Bose-Einstein condensation of magnons and spin superfluidity in the polar phase of $^3$He

TL;DR

This paper reports the observation of Bose-Einstein condensation of magnons and spin superfluidity in the polar phase of superfluid helium-3, revealing new insights into topological superfluidity and symmetry breaking.

Contribution

It demonstrates magnon BEC and spin superfluidity in the polar phase of $^3$He, highlighting the role of topological features and symmetry breaking in this quantum state.

Findings

Magnon BEC observed via coherent magnetization precession

Detection of Nambu-Goldstone boson associated with U(1) symmetry breaking

Measurement of the boson's mass under explicit symmetry violation

Abstract

The polar phase of $^3$He, which is topological spin-triplet superfluid with the Dirac nodal line in the spectrum of Bogolubov quasiparticles, has been recently stabilized in a nanoconfined geometry.

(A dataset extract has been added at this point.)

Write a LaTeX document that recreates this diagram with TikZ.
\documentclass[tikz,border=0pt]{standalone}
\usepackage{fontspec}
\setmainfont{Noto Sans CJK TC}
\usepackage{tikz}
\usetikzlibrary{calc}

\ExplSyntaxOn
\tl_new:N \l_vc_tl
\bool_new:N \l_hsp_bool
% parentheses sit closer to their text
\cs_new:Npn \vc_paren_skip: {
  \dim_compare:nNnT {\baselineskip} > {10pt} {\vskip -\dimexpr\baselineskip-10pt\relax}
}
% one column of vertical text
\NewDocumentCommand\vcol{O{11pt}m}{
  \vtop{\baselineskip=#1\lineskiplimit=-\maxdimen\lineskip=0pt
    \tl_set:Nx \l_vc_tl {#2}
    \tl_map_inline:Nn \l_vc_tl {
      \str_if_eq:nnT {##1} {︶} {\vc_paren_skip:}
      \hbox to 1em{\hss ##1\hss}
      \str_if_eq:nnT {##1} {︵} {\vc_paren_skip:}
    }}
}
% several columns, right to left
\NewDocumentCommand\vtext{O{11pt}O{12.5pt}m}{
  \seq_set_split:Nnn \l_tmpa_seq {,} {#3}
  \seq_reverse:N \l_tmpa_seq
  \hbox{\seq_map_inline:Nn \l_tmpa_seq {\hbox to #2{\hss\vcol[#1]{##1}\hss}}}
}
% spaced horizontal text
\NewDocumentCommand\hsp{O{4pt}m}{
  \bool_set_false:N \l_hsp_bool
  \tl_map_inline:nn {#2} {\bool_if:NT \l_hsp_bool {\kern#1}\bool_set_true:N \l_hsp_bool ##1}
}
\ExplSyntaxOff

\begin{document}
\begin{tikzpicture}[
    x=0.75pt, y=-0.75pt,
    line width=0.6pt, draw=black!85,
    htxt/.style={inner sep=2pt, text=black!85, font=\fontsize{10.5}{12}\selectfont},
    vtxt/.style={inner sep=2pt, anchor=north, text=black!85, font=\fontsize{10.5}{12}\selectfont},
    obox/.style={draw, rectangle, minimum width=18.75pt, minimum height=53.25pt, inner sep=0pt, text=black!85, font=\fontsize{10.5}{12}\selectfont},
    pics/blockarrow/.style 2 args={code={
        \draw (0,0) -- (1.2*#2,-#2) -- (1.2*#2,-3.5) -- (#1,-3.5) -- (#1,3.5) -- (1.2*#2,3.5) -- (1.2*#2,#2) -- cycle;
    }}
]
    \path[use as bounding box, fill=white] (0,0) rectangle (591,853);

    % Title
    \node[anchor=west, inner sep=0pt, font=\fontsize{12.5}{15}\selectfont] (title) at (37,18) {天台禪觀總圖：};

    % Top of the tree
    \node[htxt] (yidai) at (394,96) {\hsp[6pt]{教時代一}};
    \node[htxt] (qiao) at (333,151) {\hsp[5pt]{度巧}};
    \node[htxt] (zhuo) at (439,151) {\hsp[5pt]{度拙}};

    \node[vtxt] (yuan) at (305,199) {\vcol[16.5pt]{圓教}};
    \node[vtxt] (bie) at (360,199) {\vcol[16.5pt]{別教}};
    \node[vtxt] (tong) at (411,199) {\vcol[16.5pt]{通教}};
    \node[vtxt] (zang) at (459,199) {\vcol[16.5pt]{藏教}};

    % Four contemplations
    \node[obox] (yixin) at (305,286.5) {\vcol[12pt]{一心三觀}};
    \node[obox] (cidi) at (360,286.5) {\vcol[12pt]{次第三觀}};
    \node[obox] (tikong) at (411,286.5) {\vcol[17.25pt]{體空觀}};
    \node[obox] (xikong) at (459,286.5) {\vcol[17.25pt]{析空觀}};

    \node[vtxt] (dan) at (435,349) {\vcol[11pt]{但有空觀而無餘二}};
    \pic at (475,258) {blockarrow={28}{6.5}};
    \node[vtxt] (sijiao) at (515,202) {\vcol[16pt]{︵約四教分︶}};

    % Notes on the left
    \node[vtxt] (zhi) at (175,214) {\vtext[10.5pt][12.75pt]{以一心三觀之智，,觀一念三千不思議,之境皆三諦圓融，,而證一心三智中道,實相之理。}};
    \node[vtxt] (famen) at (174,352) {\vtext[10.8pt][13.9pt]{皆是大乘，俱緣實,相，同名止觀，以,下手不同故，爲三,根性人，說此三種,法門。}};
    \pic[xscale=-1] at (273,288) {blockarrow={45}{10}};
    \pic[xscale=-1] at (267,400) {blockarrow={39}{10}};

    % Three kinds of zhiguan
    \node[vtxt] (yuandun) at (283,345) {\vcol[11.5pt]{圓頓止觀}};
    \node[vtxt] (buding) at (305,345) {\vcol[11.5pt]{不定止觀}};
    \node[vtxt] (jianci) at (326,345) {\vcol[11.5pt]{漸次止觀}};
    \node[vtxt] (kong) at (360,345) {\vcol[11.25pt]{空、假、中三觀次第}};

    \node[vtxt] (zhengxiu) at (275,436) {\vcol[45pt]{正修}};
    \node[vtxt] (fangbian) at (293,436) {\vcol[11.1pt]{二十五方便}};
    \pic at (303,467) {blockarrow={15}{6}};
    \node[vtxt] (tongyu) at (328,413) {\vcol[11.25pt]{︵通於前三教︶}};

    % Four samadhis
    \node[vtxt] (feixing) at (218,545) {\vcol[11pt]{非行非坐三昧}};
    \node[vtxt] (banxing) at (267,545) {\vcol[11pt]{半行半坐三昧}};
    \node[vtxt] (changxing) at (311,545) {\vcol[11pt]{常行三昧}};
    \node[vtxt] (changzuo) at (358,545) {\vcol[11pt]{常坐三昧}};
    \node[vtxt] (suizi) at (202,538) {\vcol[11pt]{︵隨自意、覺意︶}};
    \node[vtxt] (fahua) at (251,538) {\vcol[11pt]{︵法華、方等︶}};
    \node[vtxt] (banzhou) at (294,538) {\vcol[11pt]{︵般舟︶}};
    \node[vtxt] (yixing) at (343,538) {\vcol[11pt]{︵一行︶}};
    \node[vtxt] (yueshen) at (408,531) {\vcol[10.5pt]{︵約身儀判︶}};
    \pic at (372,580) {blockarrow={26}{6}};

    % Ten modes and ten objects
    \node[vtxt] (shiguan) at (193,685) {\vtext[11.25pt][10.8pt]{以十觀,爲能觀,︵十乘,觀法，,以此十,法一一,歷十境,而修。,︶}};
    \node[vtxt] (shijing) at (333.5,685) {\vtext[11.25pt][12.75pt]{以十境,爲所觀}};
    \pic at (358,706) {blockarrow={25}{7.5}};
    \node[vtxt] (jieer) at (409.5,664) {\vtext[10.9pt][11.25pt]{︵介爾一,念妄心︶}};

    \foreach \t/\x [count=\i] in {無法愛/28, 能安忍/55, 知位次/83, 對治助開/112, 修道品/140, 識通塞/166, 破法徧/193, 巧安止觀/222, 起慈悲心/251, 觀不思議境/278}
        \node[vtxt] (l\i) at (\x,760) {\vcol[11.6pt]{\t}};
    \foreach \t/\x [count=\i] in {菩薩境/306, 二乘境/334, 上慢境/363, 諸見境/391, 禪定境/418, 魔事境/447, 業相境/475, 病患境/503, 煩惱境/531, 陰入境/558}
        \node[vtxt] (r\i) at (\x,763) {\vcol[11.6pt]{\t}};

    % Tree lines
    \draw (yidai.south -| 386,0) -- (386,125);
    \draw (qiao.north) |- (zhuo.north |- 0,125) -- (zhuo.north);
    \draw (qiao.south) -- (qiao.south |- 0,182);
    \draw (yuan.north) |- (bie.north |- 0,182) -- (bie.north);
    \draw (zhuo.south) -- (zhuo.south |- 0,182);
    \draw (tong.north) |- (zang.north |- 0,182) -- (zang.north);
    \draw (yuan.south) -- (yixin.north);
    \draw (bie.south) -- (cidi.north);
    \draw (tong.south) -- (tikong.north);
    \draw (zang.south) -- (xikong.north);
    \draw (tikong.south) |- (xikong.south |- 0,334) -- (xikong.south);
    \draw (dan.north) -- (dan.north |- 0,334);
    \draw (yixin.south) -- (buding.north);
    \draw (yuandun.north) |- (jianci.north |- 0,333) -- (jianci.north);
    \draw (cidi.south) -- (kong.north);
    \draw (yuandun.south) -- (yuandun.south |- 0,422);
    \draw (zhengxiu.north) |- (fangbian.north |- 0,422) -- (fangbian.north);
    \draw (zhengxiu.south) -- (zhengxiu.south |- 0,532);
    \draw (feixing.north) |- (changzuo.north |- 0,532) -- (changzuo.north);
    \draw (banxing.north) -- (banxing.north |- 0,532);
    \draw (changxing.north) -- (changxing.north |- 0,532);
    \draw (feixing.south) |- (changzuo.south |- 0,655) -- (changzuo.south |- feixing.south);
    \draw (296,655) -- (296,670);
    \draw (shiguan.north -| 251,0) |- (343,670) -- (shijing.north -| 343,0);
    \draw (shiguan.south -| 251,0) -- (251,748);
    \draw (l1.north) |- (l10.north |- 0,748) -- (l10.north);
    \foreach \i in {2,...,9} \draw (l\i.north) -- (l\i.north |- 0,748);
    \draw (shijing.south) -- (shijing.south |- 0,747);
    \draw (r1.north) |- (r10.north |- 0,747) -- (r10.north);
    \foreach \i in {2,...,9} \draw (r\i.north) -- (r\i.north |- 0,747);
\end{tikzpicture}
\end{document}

We pump magnetic excitations (magnons) into the sample of polar phase and observe how they form a Bose-Einstein condensate, revealed by coherent precession of the magnetization of the sample. Spin superfluidity, which supports this coherence, is associated with the spontaneous breaking of U(1) symmetry by the phase of precession. We observe the corresponding Nambu-Goldstone boson and measure its mass emerging when applied rf field violates the U(1) symmetry explicitly. We suggest that the magnon BEC in the polar phase is a powerful probe for topological objects such as vortices and solitons and topological nodes in the fermionic spectrum.